New data published by the Canadian broadband management company Sandvine reveals that BitTorrent can be credited for one third of all North American upload traffic during peak hours. BitTorrent usage also remains strong in Europe, Latin America and Asia Pacific. The report further confirms that SSL traffic has more than doubled in a year, partly due to an increase in VPN use.
Over the years we have been following various reports on changes in Internet traffic, specifically in relation to BitTorrent.
One of the patterns that emerged with the rise of video streaming services is that BitTorrent is losing its share of total Internet traffic.
This downward spiral is confirmed by the latest Sandvine report which reveals that BitTorrent traffic is now responsible for 9.2% of all U.S. Internet traffic in North America during peak hours, compared to 11.3% last year.
However, if we look at the actual volumes of data being transferred through file-sharing networks we see that usage is still growing. Median Internet traffic increased by more than 50% since last year on fixed networks, so in terms of actual traffic BitTorrent usage is going up.
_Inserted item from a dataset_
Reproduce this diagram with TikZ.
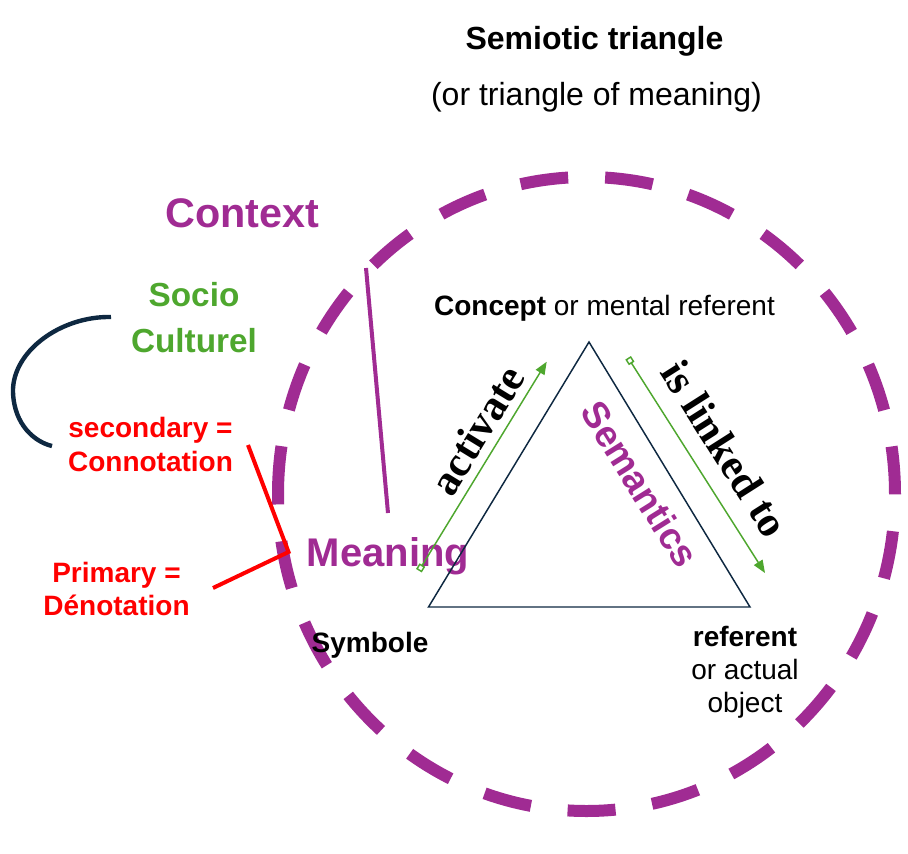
\documentclass[tikz,border=0pt]{standalone}
\usepackage{fontspec}
\setmainfont{Liberation Sans}
\newfontfamily\tnr{Liberation Serif}
\usetikzlibrary{arrows.meta}
\definecolor{ctxpurple}{HTML}{A02B93}
\definecolor{socgreen}{HTML}{4EA72E}
\definecolor{navyline}{HTML}{0E2841}
\definecolor{redtxt}{HTML}{FF0000}
\begin{document}
\begin{tikzpicture}[x=0.75pt,y=-0.75pt,
  txt/.style={inner sep=0pt, outer sep=0pt, anchor=base},
  big/.style={font=\fontsize{24}{28}\selectfont},
  bigb/.style={font=\bfseries\fontsize{24}{28}\selectfont},
  huge/.style={font=\bfseries\fontsize{31}{36}\selectfont, text=ctxpurple},
  soc/.style={font=\bfseries\fontsize{25}{30}\selectfont, text=socgreen},
  redlbl/.style={font=\bfseries\fontsize{21}{25}\selectfont, text=redtxt},
  norm/.style={font=\fontsize{21}{25}\selectfont},
  normb/.style={font=\bfseries\fontsize{21}{25}\selectfont},
  rotlbl/.style={inner sep=0pt, outer sep=0pt, anchor=center, font=\tnr\bfseries\fontsize{32}{36}\selectfont},
  ctxcircle/.style={draw=ctxpurple, line width=9pt, dash pattern=on 36pt off 27.75pt},
  purpleline/.style={draw=ctxpurple, line width=3pt},
  redline/.style={draw=redtxt, line width=3pt},
  navyarc/.style={draw=navyline, line width=3.3pt},
  triline/.style={draw=navyline, line width=1.1pt, line join=miter},
  greenarrow/.style={draw=socgreen, line width=1.1pt,
    arrows={Square[open,length=5pt,width=5pt]-Triangle[length=9.5pt,width=7.5pt,fill=socgreen]}}
]
\fill[white] (0,0) rectangle (908,854);
\useasboundingbox (0,0) rectangle (908,854);

% context circle
\coordinate (circleStart) at (278,494);
\draw[ctxcircle] (circleStart) arc[start angle=180, end angle=540, x radius=308.5, y radius=317];

% lines
\coordinate (ctxA) at (366,268);
\coordinate (ctxB) at (388,513);
\draw[purpleline] (ctxA) -- (ctxB);

\coordinate (redA) at (248,445);
\coordinate (redB) at (288.5,552);
\coordinate (redC) at (213,588);
\draw[redline] (redA) -- (redB) -- (redC);

\coordinate (arcA) at (111,317);
\coordinate (arcM) at (13,392);
\coordinate (arcB) at (52,446);
\draw[navyarc] (arcA) .. controls (60,316) and (12,352) .. (arcM) .. controls (14,425) and (35,442) .. (arcB);

% texts
\node[txt, bigb] (title) at (594.5,49) {Semiotic triangle};
\node[txt, big] (subtitle) at (596.5,105) {(or triangle of meaning)};
\node[txt, huge] (context) at (242.5,227) {Context};
\node[txt, soc] (socio) at (194,306) {Socio};
\node[txt, soc] (culturel) at (194,352) {Culturel};
\node[txt, redlbl] (secondary) at (150.5,437) {secondary =};
\node[txt, redlbl] (connotation) at (150.5,471) {Connotation};
\node[txt, redlbl] (primary) at (116.5,582) {Primary =};
\node[txt, redlbl] (denotation) at (116.5,615) {Dénotation};
\node[txt, huge, font=\bfseries\fontsize{30}{36}\selectfont] (meaning) at (388,566) {Meaning};
\node[txt, norm] (concept) at (604.5,315) {\textbf{Concept} or mental referent};
\node[txt, normb] (symbole) at (370,652) {Symbole};
\node[txt, normb] (referent) at (745,646) {referent};
\node[txt, norm] (oractual) at (745,679) {or actual};
\node[txt, norm] (object) at (745,712) {object};

\node[rotlbl, rotate=58.5] (activate) at (477,430) {activate};
\node[rotlbl, rotate=-57.5] (linked) at (725,449) {is linked to};
\node[rotlbl, rotate=-58, font=\bfseries\fontsize{28}{32}\selectfont, text=ctxpurple] (semantics) at (640,484) {Semantics};

% triangle
\coordinate (apex) at (589,342);
\coordinate (bl) at (428.5,607);
\coordinate (br) at (750,607);
\draw[triline] (apex) -- (br) -- (bl) -- cycle;

% arrows
\coordinate (actS) at (418.9,570.7);
\coordinate (actE) at (546.7,361.7);
\draw[greenarrow] (actS) -- (actE);
\coordinate (linkS) at (628.1,357.8);
\coordinate (linkE) at (765,573);
\draw[greenarrow] (linkS) -- (linkE);
\end{tikzpicture}
\end{document}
BitTorrent’s presence is most visible in upstream traffic, with 34.8% of all data transferred during peak hours going through the protocol. HTTP traffic comes in second with 7.5% and Dropbox gets a notable mention with 1.2% of all upstream traffic during peak hours.
BitTorrent usage remains high in other regions as well, and highest of all in Asia-Pacific where it’s credited for 21.6% of total Internet traffic during peak hours. In Europe and Latin America this percentage is 17.4% and 10.2% respectively.
Another trend we noticed is that SSL traffic, used for some VPN services, has increased significantly over the past months. In North America upstream traffic over SSL more than doubled its share in a year, from 2.5% to 5.4%. Again, in terms of actual traffic this increase has been even greater and similar patterns are observed in other regions.
In part this boom in SSL traffic may be explained by the increase in VPN usage among BitTorrent users. A significant percentage of users hide their IP-address behind a VPN or proxy and the numbers are expected to go up even further in the future.
This increase in VPN use also means that the actual percentage of BitTorrent traffic is even higher, since the Sandvine report puts the traffic generated by these users in the SSL category.
It will be interesting to see how the “six-strikes” crackdown in the United States and similar measures around the world will accelerate this upward trend for encrypted traffic, and whether BitTorrent traffic continues to grow in the years to come.